An Advent Pastoral Letter On 175th Anniversary of Shrewsbury Diocese To be read at all Masses on the First Sunday of Advent, 30th November 2025 My dear brothers and sisters, I write as this Jubilee Year draws to its close and our Shrewsbury Diocese…
My dear brothers and sisters,
I write as this Jubilee Year draws to its close and our Shrewsbury Diocese celebrates 175 years since its founding. The Jubilee of 2025 has been dedicated to hope. Christian hope is never a vague expectation that things might work out, rather it is knowing on what, or rather on who we can truly depend.
Advent renews this hope each year inviting every generation “to wake from sleep” because in Saint Paul’s words, “salvation is nearer to us now than when we first believed”. The Gospel declares this hope fulfilled in Christ’s coming: the Eternal Son of God born at Bethlehem, coming now to us in grace, supremely in His Eucharist, the very source of grace, and at last in great power and glory “at an hour (we) do not expect”.

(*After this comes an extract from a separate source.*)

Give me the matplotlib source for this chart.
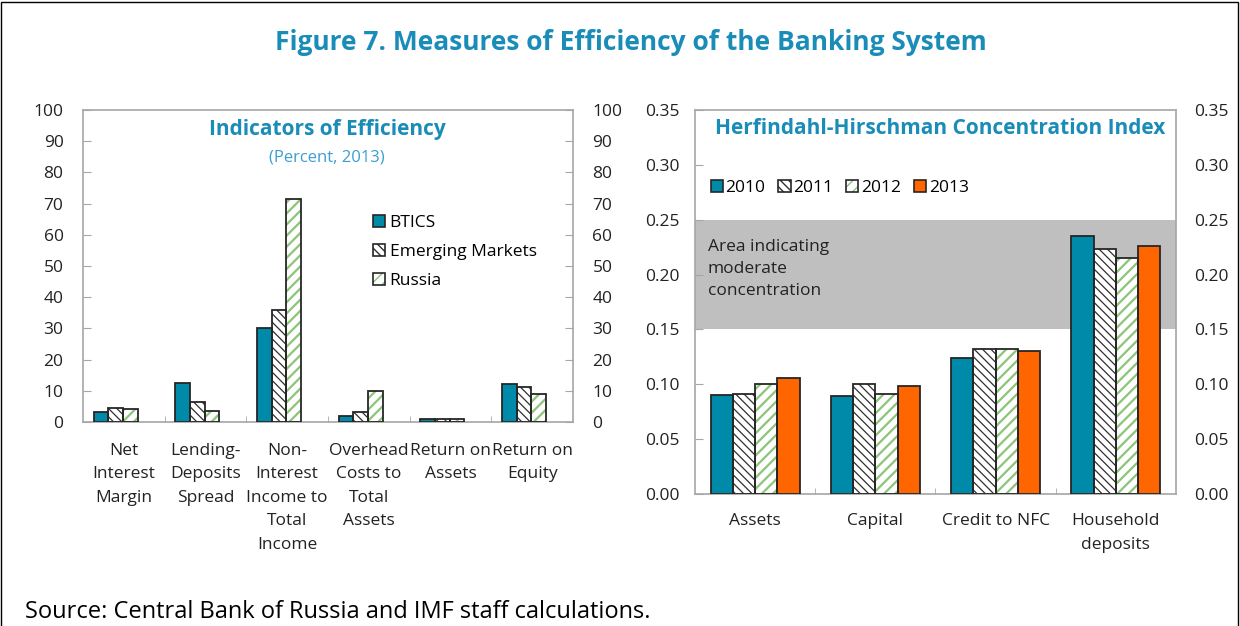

In this same hope a 39-year-old Bishop James Brown, and the founding generation of the Diocese dared to look forwards. In a threatening atmosphere of anti-Catholic feeling, our first bishop had to be hurriedly consecrated. His new mission was already sufficiently daunting in serving a vast territory, then including North Wales, with only 26 diocesan priests. The faithful barely numbered 20,000 and suffered from what Bishop Brown described as “a want of means”.
By any human calculation the prospects of this new Diocese were poor indeed. Yet, within a generation, Bishop Brown was able to record the Mass was within everyone’s reach and there was barely a new mission that did not have a school to help parents pass on the Catholic faith to their children. The celebration of this 175th anniversary, invites us to give thanks for all who were part of a heroic story.
The hope in which this Diocese was born, was well expressed by Saint John Henry Newman as being the “Second Spring” of the Catholic Church in our land. Newman specifically referred to this Diocese, prophesying that Shrewsbury, “If the world lasts, shall be name as musical to the ear, as stirring to the heart as the glories we have lost; and Saints shall arise.”
Insofar as we keep our gaze fixed on the same Jesus, who comes even now in His Eucharist and is here in our midst, we will continue to build the life and witness of Shrewsbury Diocese for all generations to come.